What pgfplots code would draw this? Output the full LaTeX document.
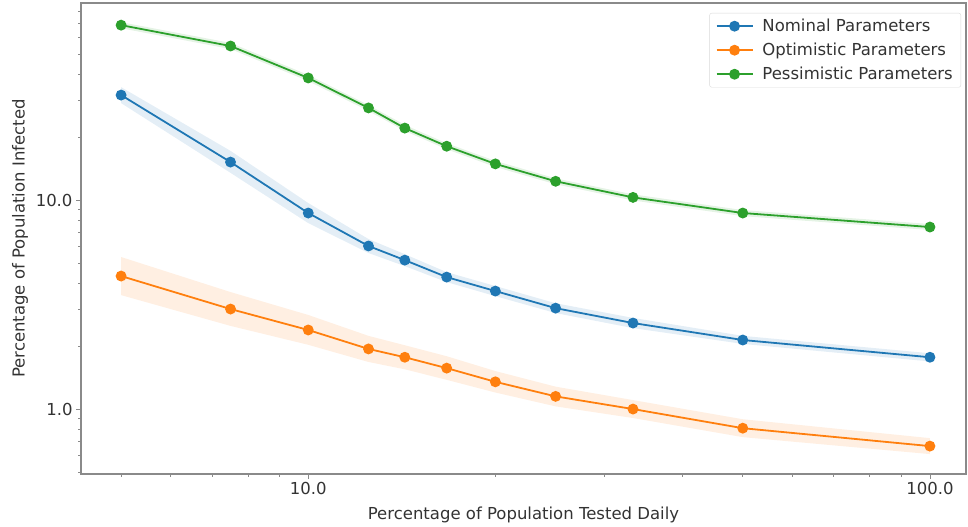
\documentclass[border=0pt]{standalone}
\usepackage{pgfplots}
\pgfplotsset{compat=1.18}
\usepgfplotslibrary{fillbetween}
\usepackage{fontspec}
\setmainfont{DejaVu Sans}

\definecolor{cblue}{HTML}{1F77B4}
\definecolor{corange}{HTML}{FF7F0E}
\definecolor{cgreen}{HTML}{2CA02C}
\definecolor{spine}{HTML}{8A8A8A}
\definecolor{txt}{HTML}{333333}

\begin{document}
\begin{tikzpicture}
\newcommand{\fs}{\fontsize{16.5bp}{19.8bp}\selectfont}
\begin{axis}[
  scale only axis,
  width=885bp, height=471bp,
  xmode=log, ymode=log,
  xmin=4.31, xmax=114.3,
  ymin=0.489, ymax=87.7,
  xtick={10,100}, xticklabels={10.0,100.0},
  ytick={1,10}, yticklabels={1.0,10.0},
  minor xtick={5,6,7,8,9,20,30,40,50,60,70,80,90},
  minor ytick={0.5,0.6,0.7,0.8,0.9,2,3,4,5,6,7,8,9,20,30,40,50,60,70,80},
  xtick pos=bottom, ytick pos=left,
  tick align=outside,
  major tick length=5bp, minor tick length=3bp,
  every tick/.style={spine, line width=0.8bp},
  axis line style={spine, line width=1.2bp},
  tick label style={font=\fs, text=txt},
  label style={font=\fs, text=txt},
  xlabel={Percentage of Population Tested Daily},
  ylabel={Percentage of Population Infected},
  xlabel style={at={(axis description cs:0.5,-0.087)}, anchor=center},
  ylabel style={at={(axis description cs:-0.0689,0.5)}, anchor=center},
  legend style={at={(axis cs:114.3,87.7)}, anchor=north east,
    xshift=-5bp, yshift=-10bp,
    draw=black!15, rounded corners=2bp, fill=white,
    font=\fs, text=txt, row sep=6bp, inner xsep=6bp, inner ysep=4bp,
    /tikz/every odd column/.style={column sep=7bp},
    cells={anchor=west}},
  legend cell align=left,
  legend image code/.code={%
    \draw[#1, mark repeat=2, mark phase=2]
      plot coordinates {(0bp,0bp) (18bp,0bp) (36bp,0bp)};},
  every axis plot/.append style={line width=1.8bp},
]
% uncertainty bands
\addplot[draw=none, forget plot, name path=bl] coordinates {(5,29.1)(7.5,13.5)(10,7.76)(12.5,5.58)(14.3,4.83)(16.7,4.05)(20,3.47)(25,2.88)(33.3,2.44)(50,2.05)(100,1.69)};
\addplot[draw=none, forget plot, name path=bh] coordinates {(5,34.7)(7.5,17.2)(10,9.68)(12.5,6.51)(14.3,5.51)(16.7,4.52)(20,3.88)(25,3.21)(33.3,2.73)(50,2.24)(100,1.85)};
\addplot[cblue, fill opacity=0.12, forget plot] fill between[of=bl and bh];

\addplot[draw=none, forget plot, name path=ol] coordinates {(5,3.51)(7.5,2.50)(10,2.03)(12.5,1.68)(14.3,1.55)(16.7,1.38)(20,1.20)(25,1.03)(33.3,0.906)(50,0.734)(100,0.609)};
\addplot[draw=none, forget plot, name path=oh] coordinates {(5,5.34)(7.5,3.63)(10,2.82)(12.5,2.24)(14.3,2.02)(16.7,1.79)(20,1.52)(25,1.28)(33.3,1.104)(50,0.894)(100,0.726)};
\addplot[corange, fill opacity=0.12, forget plot] fill between[of=ol and oh];

\addplot[draw=none, forget plot, name path=gl] coordinates {(5,66.4)(7.5,52.8)(10,37.1)(12.5,26.7)(14.3,21.4)(16.7,17.5)(20,14.4)(25,11.9)(33.3,9.96)(50,8.38)(100,7.19)};
\addplot[draw=none, forget plot, name path=gh] coordinates {(5,71.0)(7.5,56.5)(10,39.7)(12.5,28.5)(14.3,22.9)(16.7,18.7)(20,15.4)(25,12.7)(33.3,10.65)(50,8.96)(100,7.68)};
\addplot[cgreen, fill opacity=0.12, forget plot] fill between[of=gl and gh];

% mean curves
\addplot[cblue, mark=*, mark size=4.5bp] coordinates {(5,31.8)(7.5,15.2)(10,8.67)(12.5,6.03)(14.3,5.16)(16.7,4.28)(20,3.67)(25,3.04)(33.3,2.58)(50,2.14)(100,1.77)};
\addlegendentry{Nominal Parameters}
\addplot[corange, mark=*, mark size=4.5bp] coordinates {(5,4.33)(7.5,3.01)(10,2.39)(12.5,1.94)(14.3,1.77)(16.7,1.57)(20,1.35)(25,1.15)(33.3,1.00)(50,0.81)(100,0.665)};
\addlegendentry{Optimistic Parameters}
\addplot[cgreen, mark=*, mark size=4.5bp] coordinates {(5,68.7)(7.5,54.6)(10,38.4)(12.5,27.6)(14.3,22.1)(16.7,18.1)(20,14.9)(25,12.3)(33.3,10.3)(50,8.67)(100,7.43)};
\addlegendentry{Pessimistic Parameters}
\end{axis}
\pgfresetboundingbox
\path[use as bounding box] ([xshift=-81bp,yshift=-53bp]current axis.south west) rectangle ([xshift=2bp,yshift=3bp]current axis.north east);
\end{tikzpicture}
\end{document}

* [Work to do] Set down all the data again exactly as above, pictures excluded.

* [Right answer]
What pgfplots code would draw this? Output the full LaTeX document.
\documentclass[border=0pt]{standalone}
\usepackage{pgfplots}
\pgfplotsset{compat=1.18}
\usepgfplotslibrary{fillbetween}
\usepackage{fontspec}
\setmainfont{DejaVu Sans}

\definecolor{cblue}{HTML}{1F77B4}
\definecolor{corange}{HTML}{FF7F0E}
\definecolor{cgreen}{HTML}{2CA02C}
\definecolor{spine}{HTML}{8A8A8A}
\definecolor{txt}{HTML}{333333}

\begin{document}
\begin{tikzpicture}
\newcommand{\fs}{\fontsize{16.5bp}{19.8bp}\selectfont}
\begin{axis}[
  scale only axis,
  width=885bp, height=471bp,
  xmode=log, ymode=log,
  xmin=4.31, xmax=114.3,
  ymin=0.489, ymax=87.7,
  xtick={10,100}, xticklabels={10.0,100.0},
  ytick={1,10}, yticklabels={1.0,10.0},
  minor xtick={5,6,7,8,9,20,30,40,50,60,70,80,90},
  minor ytick={0.5,0.6,0.7,0.8,0.9,2,3,4,5,6,7,8,9,20,30,40,50,60,70,80},
  xtick pos=bottom, ytick pos=left,
  tick align=outside,
  major tick length=5bp, minor tick length=3bp,
  every tick/.style={spine, line width=0.8bp},
  axis line style={spine, line width=1.2bp},
  tick label style={font=\fs, text=txt},
  label style={font=\fs, text=txt},
  xlabel={Percentage of Population Tested Daily},
  ylabel={Percentage of Population Infected},
  xlabel style={at={(axis description cs:0.5,-0.087)}, anchor=center},
  ylabel style={at={(axis description cs:-0.0689,0.5)}, anchor=center},
  legend style={at={(axis cs:114.3,87.7)}, anchor=north east,
    xshift=-5bp, yshift=-10bp,
    draw=black!15, rounded corners=2bp, fill=white,
    font=\fs, text=txt, row sep=6bp, inner xsep=6bp, inner ysep=4bp,
    /tikz/every odd column/.style={column sep=7bp},
    cells={anchor=west}},
  legend cell align=left,
  legend image code/.code={%
    \draw[#1, mark repeat=2, mark phase=2]
      plot coordinates {(0bp,0bp) (18bp,0bp) (36bp,0bp)};},
  every axis plot/.append style={line width=1.8bp},
]
% uncertainty bands
\addplot[draw=none, forget plot, name path=bl] coordinates {(5,29.1)(7.5,13.5)(10,7.76)(12.5,5.58)(14.3,4.83)(16.7,4.05)(20,3.47)(25,2.88)(33.3,2.44)(50,2.05)(100,1.69)};
\addplot[draw=none, forget plot, name path=bh] coordinates {(5,34.7)(7.5,17.2)(10,9.68)(12.5,6.51)(14.3,5.51)(16.7,4.52)(20,3.88)(25,3.21)(33.3,2.73)(50,2.24)(100,1.85)};
\addplot[cblue, fill opacity=0.12, forget plot] fill between[of=bl and bh];

\addplot[draw=none, forget plot, name path=ol] coordinates {(5,3.51)(7.5,2.50)(10,2.03)(12.5,1.68)(14.3,1.55)(16.7,1.38)(20,1.20)(25,1.03)(33.3,0.906)(50,0.734)(100,0.609)};
\addplot[draw=none, forget plot, name path=oh] coordinates {(5,5.34)(7.5,3.63)(10,2.82)(12.5,2.24)(14.3,2.02)(16.7,1.79)(20,1.52)(25,1.28)(33.3,1.104)(50,0.894)(100,0.726)};
\addplot[corange, fill opacity=0.12, forget plot] fill between[of=ol and oh];

\addplot[draw=none, forget plot, name path=gl] coordinates {(5,66.4)(7.5,52.8)(10,37.1)(12.5,26.7)(14.3,21.4)(16.7,17.5)(20,14.4)(25,11.9)(33.3,9.96)(50,8.38)(100,7.19)};
\addplot[draw=none, forget plot, name path=gh] coordinates {(5,71.0)(7.5,56.5)(10,39.7)(12.5,28.5)(14.3,22.9)(16.7,18.7)(20,15.4)(25,12.7)(33.3,10.65)(50,8.96)(100,7.68)};
\addplot[cgreen, fill opacity=0.12, forget plot] fill between[of=gl and gh];

% mean curves
\addplot[cblue, mark=*, mark size=4.5bp] coordinates {(5,31.8)(7.5,15.2)(10,8.67)(12.5,6.03)(14.3,5.16)(16.7,4.28)(20,3.67)(25,3.04)(33.3,2.58)(50,2.14)(100,1.77)};
\addlegendentry{Nominal Parameters}
\addplot[corange, mark=*, mark size=4.5bp] coordinates {(5,4.33)(7.5,3.01)(10,2.39)(12.5,1.94)(14.3,1.77)(16.7,1.57)(20,1.35)(25,1.15)(33.3,1.00)(50,0.81)(100,0.665)};
\addlegendentry{Optimistic Parameters}
\addplot[cgreen, mark=*, mark size=4.5bp] coordinates {(5,68.7)(7.5,54.6)(10,38.4)(12.5,27.6)(14.3,22.1)(16.7,18.1)(20,14.9)(25,12.3)(33.3,10.3)(50,8.67)(100,7.43)};
\addlegendentry{Pessimistic Parameters}
\end{axis}
\pgfresetboundingbox
\path[use as bounding box] ([xshift=-81bp,yshift=-53bp]current axis.south west) rectangle ([xshift=2bp,yshift=3bp]current axis.north east);
\end{tikzpicture}
\end{document}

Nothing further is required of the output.